The glacier that “bleeds” in Antarctica has intrigued scientists for more than a century
For more than a century, an Antarctic glacier has bled without apparent explanation
If the Earth were a living being, perhaps it would bleed. And judging by what is happening in a remote corner of Antarctica, it might even seem like it already does. There, in the middle of a landscape of ice and silence, an impossible wound dyes the white surface of the continent red. Of course, it's not blood. But the image is so disturbing that it has been puzzling scientists for more than a century, ever since Australian geologist Thomas Griffith Taylor stumbled upon it in 1911 during the Terra Nova expedition.
The show takes place in the McMurdo Dry Valleys, in eastern Antarctica, specifically on the Taylor Glacier. Intermittently, a jet of red water emerges from the depths of the ice and pours over it a crimson color that seems straight out of a horror novel.
The scene earned the place the name Blood Falls. And it's not difficult to understand why. Taylor himself believed he had solved the mystery by attributing that color to the presence of reddish algae. It was a reasonable explanation. But it was also completely wrong.
Neither blood nor algae
What flows from the glacier is an extraordinarily iron-rich brine that remained trapped under the ice for a time that is difficult to imagine: between 1.5 and 2 million years, according to different estimates. At some point in the distant past, a pocket of seawater was isolated by the advance of the glacier and remained there, locked in an ice prison.
During this geological captivity, the water became increasingly saline until it no longer behaved like running water. Its high salinity allowed it to continue flowing even near twenty degrees below zero. And when it finally reaches the surface and comes into contact with oxygen, the iron it carries rusts – like a nail abandoned to the elements – and stains the ice that dark and disturbing red that has fueled the mystery for more than a century.
A network hidden under the ice
For decades, the great mystery was how this brine managed to escape from an ice prison located hundreds of meters deep. A first answer came in 2017, when a team from the University of Alaska Fairbanks used radar to peer inside the glacier and discovered a hidden network of pressurized channels that extended at least 300 meters below the surface. The glacier, in reality, was crossed by a kind of invisible circulatory system.

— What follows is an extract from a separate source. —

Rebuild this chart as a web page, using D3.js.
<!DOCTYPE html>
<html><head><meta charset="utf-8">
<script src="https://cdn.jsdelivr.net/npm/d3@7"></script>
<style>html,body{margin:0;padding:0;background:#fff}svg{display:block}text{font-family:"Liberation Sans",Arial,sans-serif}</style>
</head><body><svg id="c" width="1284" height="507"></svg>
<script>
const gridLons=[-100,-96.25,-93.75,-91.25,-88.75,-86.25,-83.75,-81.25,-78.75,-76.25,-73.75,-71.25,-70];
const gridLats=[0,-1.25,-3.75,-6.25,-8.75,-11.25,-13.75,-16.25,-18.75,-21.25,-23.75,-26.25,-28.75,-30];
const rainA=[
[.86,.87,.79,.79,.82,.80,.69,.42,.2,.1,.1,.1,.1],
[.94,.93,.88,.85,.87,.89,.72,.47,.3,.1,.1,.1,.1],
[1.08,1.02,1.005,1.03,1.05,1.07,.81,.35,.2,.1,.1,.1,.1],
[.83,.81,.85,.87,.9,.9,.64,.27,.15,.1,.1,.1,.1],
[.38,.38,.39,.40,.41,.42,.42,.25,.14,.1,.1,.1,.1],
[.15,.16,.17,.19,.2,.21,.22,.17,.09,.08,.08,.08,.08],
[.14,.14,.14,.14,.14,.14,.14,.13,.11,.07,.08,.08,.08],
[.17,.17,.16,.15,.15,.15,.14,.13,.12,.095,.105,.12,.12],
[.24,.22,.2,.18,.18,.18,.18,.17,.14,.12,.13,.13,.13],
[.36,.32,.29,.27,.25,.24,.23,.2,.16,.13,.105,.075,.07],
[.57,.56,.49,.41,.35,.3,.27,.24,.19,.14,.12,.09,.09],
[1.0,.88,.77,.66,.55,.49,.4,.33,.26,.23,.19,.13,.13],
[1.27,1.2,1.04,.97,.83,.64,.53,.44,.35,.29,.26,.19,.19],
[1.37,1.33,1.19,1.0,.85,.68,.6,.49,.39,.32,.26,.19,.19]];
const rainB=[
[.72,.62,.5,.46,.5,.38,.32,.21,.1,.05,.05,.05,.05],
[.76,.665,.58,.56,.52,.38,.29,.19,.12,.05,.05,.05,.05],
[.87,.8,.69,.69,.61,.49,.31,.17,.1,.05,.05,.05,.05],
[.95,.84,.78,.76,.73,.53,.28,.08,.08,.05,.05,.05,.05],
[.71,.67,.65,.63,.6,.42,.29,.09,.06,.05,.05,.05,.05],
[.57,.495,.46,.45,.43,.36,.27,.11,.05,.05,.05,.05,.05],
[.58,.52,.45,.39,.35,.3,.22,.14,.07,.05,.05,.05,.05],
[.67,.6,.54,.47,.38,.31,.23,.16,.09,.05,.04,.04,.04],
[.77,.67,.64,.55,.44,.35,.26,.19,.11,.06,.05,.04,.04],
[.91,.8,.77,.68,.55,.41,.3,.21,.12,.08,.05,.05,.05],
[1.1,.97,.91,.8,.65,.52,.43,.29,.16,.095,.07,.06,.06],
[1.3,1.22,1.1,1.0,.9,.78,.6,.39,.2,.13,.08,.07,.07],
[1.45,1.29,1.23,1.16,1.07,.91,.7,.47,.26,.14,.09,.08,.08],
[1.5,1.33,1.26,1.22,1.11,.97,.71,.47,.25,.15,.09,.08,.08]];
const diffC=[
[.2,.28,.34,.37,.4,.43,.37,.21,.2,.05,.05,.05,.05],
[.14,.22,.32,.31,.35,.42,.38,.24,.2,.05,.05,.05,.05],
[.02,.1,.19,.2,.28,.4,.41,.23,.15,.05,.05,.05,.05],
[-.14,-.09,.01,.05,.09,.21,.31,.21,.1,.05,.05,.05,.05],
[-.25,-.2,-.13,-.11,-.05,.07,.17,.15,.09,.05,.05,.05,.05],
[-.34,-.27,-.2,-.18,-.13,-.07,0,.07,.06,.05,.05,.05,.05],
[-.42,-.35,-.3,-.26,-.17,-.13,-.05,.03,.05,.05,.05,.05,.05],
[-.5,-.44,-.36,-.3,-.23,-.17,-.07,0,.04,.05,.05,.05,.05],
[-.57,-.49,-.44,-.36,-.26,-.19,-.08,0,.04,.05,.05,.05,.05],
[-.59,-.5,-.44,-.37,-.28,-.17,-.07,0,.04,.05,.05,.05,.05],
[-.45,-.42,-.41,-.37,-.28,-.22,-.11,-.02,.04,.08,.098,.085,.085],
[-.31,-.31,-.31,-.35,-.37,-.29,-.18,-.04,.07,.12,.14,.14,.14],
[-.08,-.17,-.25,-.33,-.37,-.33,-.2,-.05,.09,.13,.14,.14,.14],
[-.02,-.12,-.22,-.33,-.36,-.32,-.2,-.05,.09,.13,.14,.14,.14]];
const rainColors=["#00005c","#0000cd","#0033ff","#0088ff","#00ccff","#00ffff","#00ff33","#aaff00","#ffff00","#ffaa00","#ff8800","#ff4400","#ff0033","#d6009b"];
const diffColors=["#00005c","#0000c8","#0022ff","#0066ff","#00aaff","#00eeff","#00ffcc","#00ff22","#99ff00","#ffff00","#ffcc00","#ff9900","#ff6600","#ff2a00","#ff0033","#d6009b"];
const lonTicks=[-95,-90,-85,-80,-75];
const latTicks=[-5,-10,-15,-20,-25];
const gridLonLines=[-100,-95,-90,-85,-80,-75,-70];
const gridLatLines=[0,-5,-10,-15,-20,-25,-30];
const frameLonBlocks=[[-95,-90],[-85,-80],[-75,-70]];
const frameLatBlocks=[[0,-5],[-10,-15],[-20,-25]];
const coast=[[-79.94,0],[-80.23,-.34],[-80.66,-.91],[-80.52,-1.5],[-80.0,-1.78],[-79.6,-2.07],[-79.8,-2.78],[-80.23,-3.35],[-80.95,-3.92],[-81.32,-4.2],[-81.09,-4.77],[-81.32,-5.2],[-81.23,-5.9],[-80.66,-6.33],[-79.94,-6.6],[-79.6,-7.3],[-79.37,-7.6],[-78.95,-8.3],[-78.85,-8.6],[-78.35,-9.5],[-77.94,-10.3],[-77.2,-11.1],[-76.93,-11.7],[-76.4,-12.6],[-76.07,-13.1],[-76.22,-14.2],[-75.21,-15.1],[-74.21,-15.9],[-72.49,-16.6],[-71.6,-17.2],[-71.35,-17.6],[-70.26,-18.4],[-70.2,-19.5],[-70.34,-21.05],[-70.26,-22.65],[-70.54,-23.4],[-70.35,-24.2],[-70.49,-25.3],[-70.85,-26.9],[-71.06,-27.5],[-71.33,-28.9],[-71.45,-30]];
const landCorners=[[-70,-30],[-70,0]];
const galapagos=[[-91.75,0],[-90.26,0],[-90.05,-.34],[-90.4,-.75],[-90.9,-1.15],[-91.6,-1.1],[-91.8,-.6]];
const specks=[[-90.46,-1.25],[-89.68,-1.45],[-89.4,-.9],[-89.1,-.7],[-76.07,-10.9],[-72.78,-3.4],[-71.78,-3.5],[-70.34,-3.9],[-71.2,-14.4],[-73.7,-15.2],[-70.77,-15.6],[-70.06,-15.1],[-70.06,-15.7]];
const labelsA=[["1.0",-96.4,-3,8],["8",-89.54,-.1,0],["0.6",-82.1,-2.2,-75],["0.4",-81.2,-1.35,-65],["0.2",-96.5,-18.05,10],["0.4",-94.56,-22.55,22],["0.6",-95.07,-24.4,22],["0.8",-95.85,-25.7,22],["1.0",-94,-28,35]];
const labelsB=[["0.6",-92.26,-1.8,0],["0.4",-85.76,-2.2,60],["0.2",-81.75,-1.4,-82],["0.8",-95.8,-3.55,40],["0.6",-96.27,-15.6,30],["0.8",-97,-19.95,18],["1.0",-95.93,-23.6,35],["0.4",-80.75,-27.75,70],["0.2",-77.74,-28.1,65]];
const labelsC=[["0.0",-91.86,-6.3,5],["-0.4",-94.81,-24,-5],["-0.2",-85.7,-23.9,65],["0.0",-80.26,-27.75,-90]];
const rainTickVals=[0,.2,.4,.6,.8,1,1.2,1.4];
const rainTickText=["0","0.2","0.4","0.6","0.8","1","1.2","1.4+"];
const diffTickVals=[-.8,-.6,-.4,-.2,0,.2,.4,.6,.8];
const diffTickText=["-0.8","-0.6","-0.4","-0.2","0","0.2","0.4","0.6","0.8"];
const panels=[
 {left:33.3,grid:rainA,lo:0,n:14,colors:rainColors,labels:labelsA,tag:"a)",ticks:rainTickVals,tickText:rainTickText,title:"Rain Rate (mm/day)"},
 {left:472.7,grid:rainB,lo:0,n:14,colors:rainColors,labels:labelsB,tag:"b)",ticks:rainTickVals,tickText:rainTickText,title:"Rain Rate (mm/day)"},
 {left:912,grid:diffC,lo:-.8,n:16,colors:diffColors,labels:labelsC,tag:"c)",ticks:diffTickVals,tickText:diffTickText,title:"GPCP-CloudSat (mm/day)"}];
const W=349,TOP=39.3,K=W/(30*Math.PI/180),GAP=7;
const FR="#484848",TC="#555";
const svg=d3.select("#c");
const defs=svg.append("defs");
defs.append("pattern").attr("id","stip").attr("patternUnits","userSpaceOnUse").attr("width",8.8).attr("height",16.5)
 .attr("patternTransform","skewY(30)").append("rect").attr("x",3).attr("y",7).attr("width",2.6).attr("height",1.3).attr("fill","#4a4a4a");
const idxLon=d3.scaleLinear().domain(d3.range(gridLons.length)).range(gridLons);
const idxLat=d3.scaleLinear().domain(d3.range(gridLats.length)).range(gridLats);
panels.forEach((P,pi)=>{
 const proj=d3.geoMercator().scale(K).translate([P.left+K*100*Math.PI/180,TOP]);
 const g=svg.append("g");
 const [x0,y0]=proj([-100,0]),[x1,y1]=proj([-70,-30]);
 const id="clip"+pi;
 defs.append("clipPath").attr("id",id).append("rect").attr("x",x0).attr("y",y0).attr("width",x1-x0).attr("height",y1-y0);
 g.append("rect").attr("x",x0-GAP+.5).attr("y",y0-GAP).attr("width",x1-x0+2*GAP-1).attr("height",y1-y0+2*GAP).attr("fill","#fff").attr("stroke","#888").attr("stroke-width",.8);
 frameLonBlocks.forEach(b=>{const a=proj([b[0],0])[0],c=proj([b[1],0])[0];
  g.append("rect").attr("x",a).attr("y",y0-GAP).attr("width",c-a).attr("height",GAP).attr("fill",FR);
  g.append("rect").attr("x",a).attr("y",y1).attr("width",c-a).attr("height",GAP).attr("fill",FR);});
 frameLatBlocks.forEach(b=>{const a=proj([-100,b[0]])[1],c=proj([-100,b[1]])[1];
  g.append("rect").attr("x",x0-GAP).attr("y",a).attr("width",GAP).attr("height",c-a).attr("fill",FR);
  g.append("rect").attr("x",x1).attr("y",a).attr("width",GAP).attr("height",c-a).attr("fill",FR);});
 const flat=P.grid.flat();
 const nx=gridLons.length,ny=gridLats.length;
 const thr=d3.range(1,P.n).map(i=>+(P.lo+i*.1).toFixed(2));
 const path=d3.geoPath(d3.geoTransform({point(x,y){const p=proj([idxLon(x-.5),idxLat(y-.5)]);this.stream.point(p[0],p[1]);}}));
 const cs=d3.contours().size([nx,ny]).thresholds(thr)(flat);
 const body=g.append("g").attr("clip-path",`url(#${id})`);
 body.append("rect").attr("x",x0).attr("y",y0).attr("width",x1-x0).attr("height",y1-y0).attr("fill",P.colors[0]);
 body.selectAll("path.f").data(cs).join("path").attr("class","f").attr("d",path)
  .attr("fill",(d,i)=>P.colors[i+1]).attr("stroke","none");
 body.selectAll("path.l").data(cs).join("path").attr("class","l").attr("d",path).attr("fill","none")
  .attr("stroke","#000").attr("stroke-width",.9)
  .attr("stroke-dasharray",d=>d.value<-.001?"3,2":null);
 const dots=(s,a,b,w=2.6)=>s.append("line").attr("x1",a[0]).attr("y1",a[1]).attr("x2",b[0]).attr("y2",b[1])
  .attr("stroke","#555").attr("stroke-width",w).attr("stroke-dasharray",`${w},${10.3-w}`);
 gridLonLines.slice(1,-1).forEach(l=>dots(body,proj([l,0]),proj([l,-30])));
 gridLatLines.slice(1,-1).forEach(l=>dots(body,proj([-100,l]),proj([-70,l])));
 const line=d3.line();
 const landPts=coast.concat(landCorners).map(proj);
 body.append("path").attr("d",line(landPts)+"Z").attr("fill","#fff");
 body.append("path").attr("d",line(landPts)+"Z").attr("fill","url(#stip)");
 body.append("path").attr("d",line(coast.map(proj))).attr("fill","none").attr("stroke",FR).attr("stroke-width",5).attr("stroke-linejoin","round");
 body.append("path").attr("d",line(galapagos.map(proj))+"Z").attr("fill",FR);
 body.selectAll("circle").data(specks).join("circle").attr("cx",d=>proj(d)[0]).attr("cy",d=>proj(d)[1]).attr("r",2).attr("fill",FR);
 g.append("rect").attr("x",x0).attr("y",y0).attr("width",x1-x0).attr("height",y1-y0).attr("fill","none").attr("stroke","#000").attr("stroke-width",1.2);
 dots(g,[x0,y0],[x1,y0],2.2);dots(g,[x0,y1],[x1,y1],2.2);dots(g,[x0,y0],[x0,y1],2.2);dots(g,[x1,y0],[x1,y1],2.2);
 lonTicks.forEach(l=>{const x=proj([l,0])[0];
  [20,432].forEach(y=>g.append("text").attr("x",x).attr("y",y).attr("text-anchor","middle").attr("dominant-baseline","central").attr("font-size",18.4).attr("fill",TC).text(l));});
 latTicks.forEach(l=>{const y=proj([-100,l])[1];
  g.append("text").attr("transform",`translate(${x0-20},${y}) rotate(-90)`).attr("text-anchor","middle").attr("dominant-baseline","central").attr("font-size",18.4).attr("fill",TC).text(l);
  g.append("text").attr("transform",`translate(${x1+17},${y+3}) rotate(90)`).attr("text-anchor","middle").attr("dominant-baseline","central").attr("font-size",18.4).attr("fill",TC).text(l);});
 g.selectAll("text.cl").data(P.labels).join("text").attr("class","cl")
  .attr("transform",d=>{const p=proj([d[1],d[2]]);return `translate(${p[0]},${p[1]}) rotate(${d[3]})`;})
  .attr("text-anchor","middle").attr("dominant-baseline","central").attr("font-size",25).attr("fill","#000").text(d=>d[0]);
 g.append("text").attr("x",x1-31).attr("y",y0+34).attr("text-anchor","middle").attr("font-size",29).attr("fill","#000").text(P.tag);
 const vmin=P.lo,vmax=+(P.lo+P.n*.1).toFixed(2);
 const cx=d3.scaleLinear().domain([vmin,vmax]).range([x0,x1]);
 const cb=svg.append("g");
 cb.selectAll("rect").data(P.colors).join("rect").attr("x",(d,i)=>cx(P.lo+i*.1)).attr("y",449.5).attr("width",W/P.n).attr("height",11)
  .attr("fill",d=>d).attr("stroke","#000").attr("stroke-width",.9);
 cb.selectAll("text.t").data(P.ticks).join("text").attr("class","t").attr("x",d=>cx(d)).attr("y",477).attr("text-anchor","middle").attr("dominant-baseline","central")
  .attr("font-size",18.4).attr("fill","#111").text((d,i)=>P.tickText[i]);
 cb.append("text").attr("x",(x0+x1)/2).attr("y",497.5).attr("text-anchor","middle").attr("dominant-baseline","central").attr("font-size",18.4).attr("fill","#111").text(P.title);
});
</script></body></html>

The discovery also helped explain another enigma: how can liquid water flow in such a frigid environment? The culprit would be the salt itself, which lowers the freezing point, and a little physics trick. Where the brine does freeze, it releases heat; and that heat is enough to keep other sections of the duct open.
As glaciologist Erin Pettit summarized then in a statement from the University of Alaska Fairbanks, it is counterintuitive that water can heat ice as it freezes, but that is exactly what happens. Thanks to this mechanism, Taylor became the coldest glacier on the planet in which water is known to flow persistently.
The trigger for “bleeds”
But the last piece of the puzzle was still missing: what pulls the trigger of each “bleed”? The answer came almost by accident.

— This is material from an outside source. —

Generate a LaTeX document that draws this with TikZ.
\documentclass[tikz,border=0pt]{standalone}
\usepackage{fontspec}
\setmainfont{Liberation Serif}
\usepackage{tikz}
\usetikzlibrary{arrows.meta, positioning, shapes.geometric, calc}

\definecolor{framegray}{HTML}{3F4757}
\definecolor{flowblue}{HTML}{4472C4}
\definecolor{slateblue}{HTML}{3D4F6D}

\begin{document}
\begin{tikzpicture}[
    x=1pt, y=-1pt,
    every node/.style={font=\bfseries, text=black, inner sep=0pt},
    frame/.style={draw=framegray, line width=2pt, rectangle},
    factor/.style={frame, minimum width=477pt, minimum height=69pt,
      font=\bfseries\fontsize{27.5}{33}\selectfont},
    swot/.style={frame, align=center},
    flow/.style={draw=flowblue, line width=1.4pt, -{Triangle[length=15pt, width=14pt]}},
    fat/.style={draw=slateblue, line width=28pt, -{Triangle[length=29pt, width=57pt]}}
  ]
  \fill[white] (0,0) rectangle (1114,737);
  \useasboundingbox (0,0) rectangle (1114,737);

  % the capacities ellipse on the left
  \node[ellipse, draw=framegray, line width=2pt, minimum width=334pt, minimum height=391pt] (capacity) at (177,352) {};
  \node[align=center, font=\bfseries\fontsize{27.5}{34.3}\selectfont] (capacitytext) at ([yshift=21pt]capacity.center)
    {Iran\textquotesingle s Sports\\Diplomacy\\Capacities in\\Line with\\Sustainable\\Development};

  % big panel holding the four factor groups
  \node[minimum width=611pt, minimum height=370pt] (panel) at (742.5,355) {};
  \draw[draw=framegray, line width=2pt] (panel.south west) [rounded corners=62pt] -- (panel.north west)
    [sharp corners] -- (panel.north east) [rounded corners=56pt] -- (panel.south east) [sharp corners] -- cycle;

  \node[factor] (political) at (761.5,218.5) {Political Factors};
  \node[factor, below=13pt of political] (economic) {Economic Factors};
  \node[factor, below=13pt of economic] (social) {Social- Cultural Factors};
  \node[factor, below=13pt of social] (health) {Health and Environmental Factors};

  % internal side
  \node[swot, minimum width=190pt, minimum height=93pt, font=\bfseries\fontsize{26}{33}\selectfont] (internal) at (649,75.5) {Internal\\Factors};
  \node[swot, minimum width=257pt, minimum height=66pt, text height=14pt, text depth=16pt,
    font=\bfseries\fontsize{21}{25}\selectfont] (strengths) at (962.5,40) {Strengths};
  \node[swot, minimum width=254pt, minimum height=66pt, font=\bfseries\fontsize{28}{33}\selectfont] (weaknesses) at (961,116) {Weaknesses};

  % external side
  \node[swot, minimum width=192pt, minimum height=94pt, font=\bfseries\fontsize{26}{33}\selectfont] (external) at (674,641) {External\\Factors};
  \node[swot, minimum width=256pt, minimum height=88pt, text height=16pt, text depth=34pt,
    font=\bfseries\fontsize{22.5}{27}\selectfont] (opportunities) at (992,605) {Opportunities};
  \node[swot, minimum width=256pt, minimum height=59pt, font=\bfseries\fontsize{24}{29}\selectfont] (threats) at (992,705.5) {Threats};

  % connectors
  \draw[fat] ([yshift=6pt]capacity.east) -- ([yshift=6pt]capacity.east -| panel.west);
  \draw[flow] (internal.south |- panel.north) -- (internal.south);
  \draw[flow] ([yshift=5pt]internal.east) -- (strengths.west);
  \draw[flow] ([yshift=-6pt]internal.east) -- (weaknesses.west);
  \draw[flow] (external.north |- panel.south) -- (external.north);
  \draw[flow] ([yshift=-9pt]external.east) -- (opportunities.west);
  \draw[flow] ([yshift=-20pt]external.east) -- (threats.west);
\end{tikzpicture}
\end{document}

In September 2018, a team led by geoscientist Peter Doran, from Louisiana State University, had in operation – without having planned for this purpose – a GPS station on the glacier, a camera that photographed the waterfalls every day, and a temperature sensor in Lake Bonney, located below. By one of those rare coincidences that science is so grateful for, the three instruments recorded a complete episode of discharge at the same time.
In the following weeks, the surface of the glacier dropped about 15 millimeters and its advance slowed down by about 10%, according to researchers. At the same time, the lake registered a cold water anomaly and the camera began to capture new red spots spreading day after day starting on September 19.
The conclusion, published this year in the journal Antarctic Science, is that the brine trapped under the ice behaves like a pressure cooker. As the glacier compresses the subglacial channels, the liquid ends up finding escape routes through cracks and emerges in brief pulses towards the surface.
Each of those pulses leaves a mark. The surface of the glacier descends slightly, its advance slows down, and then everything begins again in silence. The pressure under the glacier builds up again, as if the glacier is holding its breath before the next release. In other words, the leak itself acts as a hydraulic brake that temporarily slows the movement of the ice.
An ecosystem that has never seen the sun
But Blood Falls holds a secret even stranger than its color. According to Science Alert, in that pocket of water trapped under the ice, isolated from the outside for more than a million years, a community of bacteria survives that feeds on sulfate because it simply has nothing else at hand. They have never received sunlight or been in contact with oxygen. They were already there long before our species appeared.
It took years for microbiologist Jill Mikucki, now at the University of Tennessee, to get a sample of water clean enough to study. When he finally did, he found something unexpected: a surprisingly thriving microbial ecosystem.
Since then, Blood Falls has become a natural laboratory for astrobiology, a window to the icy, oxygen-depleted worlds that could exist in other corners of the Solar System.
After more than a century of questions, the glacier that seems to bleed has revealed many of its secrets. But the story is far from over. Scientists now want to know if these “bleeds” will change over time and if the Blood Falls can become an early sign of the transformations that the Taylor Glacier and, perhaps, Antarctica itself are undergoing. What they don't yet know is how this strange system will respond to a warming planet.